Review: Bill Evans Soulgrass @ Blue Note

Saxophonist Bill Evans came up in the jazz world, but he’s a jazz musician like his friend Bela Fleck is a jazz musician: deeply virtuosic, but hardly tethered to doctrine or idiom or genre, and definitely willing to push the envelope on music that’s endlessly variable and warrants well-thought-out, but not overly cerebral, exploration.

Soulgrass, Evans’ seven-year-old bluegrass-jazz summit, is the ideal forum for something like this. The jazz-meets-bluegrass-with-plenty-of-stopovers concept isn’t new — the Flecktones are its best-known modern purveyor — but Evans’ effusiveness and his skill in picking co-conspirators make his version sound particularly adventurous. And yet, it also goes down pretty smooth without being neat and tidy; Evans himself is so exciting a player that even his freest stuff feels accessible.

The sardine-tight Blue Note, where Evans set up a week’s worth of Soulgrass gigs in mid-April, became a staging for material for his superb new album, Dragonfly. Joining him was an all-star cast: the great, understated Mitch Stein on guitar, a how-is-he-still-unknown banjoist, Ryan Cavanaugh, Josh Dion, a protean drummer but also a sublime singer — his pipes falling somewhere between Southern rock, gospel and buttery R&B — and Etienne Mbappe, a Cameroon-bred bass player and a wicked stylist on the low end, with an all-pro approach, but also a mischievous streak not unlike, say, Oteil Bubridge’s. (Evans, who’s sat in with the Allman Brothers on several occasions over the last two years, must dig that mischief.)

To the definite benefit — and occasional detriment — of the music, Evans took a more-the-merrier approach with these shows, adding A-list guest musicians to round out the core band. At the show I attended, the early set on the third of five nights, Evans had not only John Medeski manning organ and electric piano, but also trumpet legend Randy Brecker, who joined the ensemble after its first selection, and remained through the end of the set.

With such a rich mix of players, it was a challenge to preserve the ensemble vibe; Cavanaugh and Stein, in particular, would disappear into some songs as the marquee guests couldn’t help but command attention. Sometimes it felt like a full-band expression that opened up in different directions picked out by a soloist. Others, it was as spare as two players locked in with one another; Evans and Cavanaugh, in a dazzling showcase midway through the show, picked and blew out a version of Katie Lee that saw each bend a bit to the other’s will, the banjo tones elongating and the sax tones coming as machine-gun fire syncopation.

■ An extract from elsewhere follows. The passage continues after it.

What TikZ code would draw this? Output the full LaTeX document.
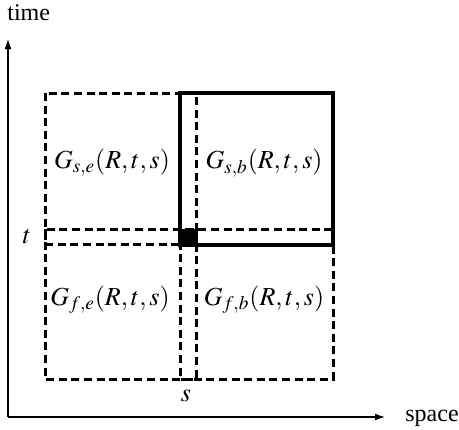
\documentclass[tikz,border=0pt]{standalone}
\usepackage{mathptmx}
\usepackage{fontspec}
\setmainfont{Liberation Serif}
\usetikzlibrary{arrows.meta}
\begin{document}
\begin{tikzpicture}[x=0.5pt,y=-0.5pt,
  axis/.style={line width=1.4pt,-{Latex[length=5.5pt,width=3.5pt]}},
  dbox/.style={line width=1.5pt, dash pattern=on 4pt off 2.3pt},
  sbox/.style={line width=1.9pt},
  lab/.style={font=\fontsize{12}{14}\selectfont, inner sep=0pt},
  glab/.style={font=\fontsize{13}{15}\selectfont, inner sep=0pt}]
\useasboundingbox (0,0) rectangle (459,429);
% axes
\coordinate (O) at (8,417);
\coordinate (Ytip) at (8,38);
\coordinate (Xtip) at (386,417);
\draw[axis] (O) -- (Ytip);
\draw[axis] (O) -- (Xtip);
\node[lab, anchor=west] (time) at (7,13) {time};
\node[lab, anchor=west] (space) at (405,418) {space};
\node[glab] (tlab) at (27,237) {$t$};
\node[glab] (slab) at (186,396) {$s$};
% dashed regions
\draw[dbox] (45,93) rectangle (196,244);
\draw[dbox] (45,229) rectangle (196,379);
\draw[dbox] (180,229) rectangle (333,379);
% solid region
\draw[sbox] (180,93) rectangle (333,245);
% intersection square
\fill (180,229) rectangle (196,245);
% labels
\node[glab] (gse) at (112,163) {$G_{s,e}(R,t,s)$};
\node[glab] (gsb) at (264,163) {$G_{s,b}(R,t,s)$};
\node[glab] (gfe) at (110,300) {$G_{f,e}(R,t,s)$};
\node[glab] (gfb) at (264,300) {$G_{f,b}(R,t,s)$};
\end{tikzpicture}
\end{document}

As on the album, Dion-sung choruses served as starting points and the songs would frequently spread into frothy jams, with Evans trusting his musicians to carve this territory up amongst themselves. Medeski, who can veer from elegant to wildly brainy and ostentatious without much warning, stayed a mostly mellow colorist until late in the show, when he peeled off a solo sequence so fierce during Cool Eddie that Mbappe picked up his progression and started to play off of it, throwing floor underneath. Brecker’s influence was subtler, injecting solos that touched fusion and bop and hot jazz and all sorts of stuff, but that never felt anything but exquisitely just right. Clearly, all of these musicians enjoy orbiting Evans and kicking it on his playground — it’s not unreasonable to think they’re all players who get easily bored and would try to run away with these songs as showboats if they didn’t respect him so.

For a too-short period, it was magic stuff. Evans and crew stuck mostly to Dragonfly tunes over about 75 minutes, and the funky jazz-rocker Tit for Tat, which Evans co-wrote with recent buddy Warren Haynes, and an expansive I Don’t Know About Love were the exploratory standouts. But they also tucked into older and more varied Evans material, as well, including that Cool Eddie, a tribute to Eddie Harris and a staple of Evans and Brecker’s Soulbop band, which had the blues-soul swagger of a Booker T. tune and pulled in everyone. The finale was a raw, gospel-rocking, Dion-led tune called Feel that opened up to solos as a country boogie.

Evans plays in New York and all over the U.S. quite a bit, but seems to spend at least as much time abroad, particularly Europe, where his audiences are ample. He’s mentioned adding more Soulgrass dates in the U.S. this year; these aren’t shows lovers of adventurous music would dare sleep on.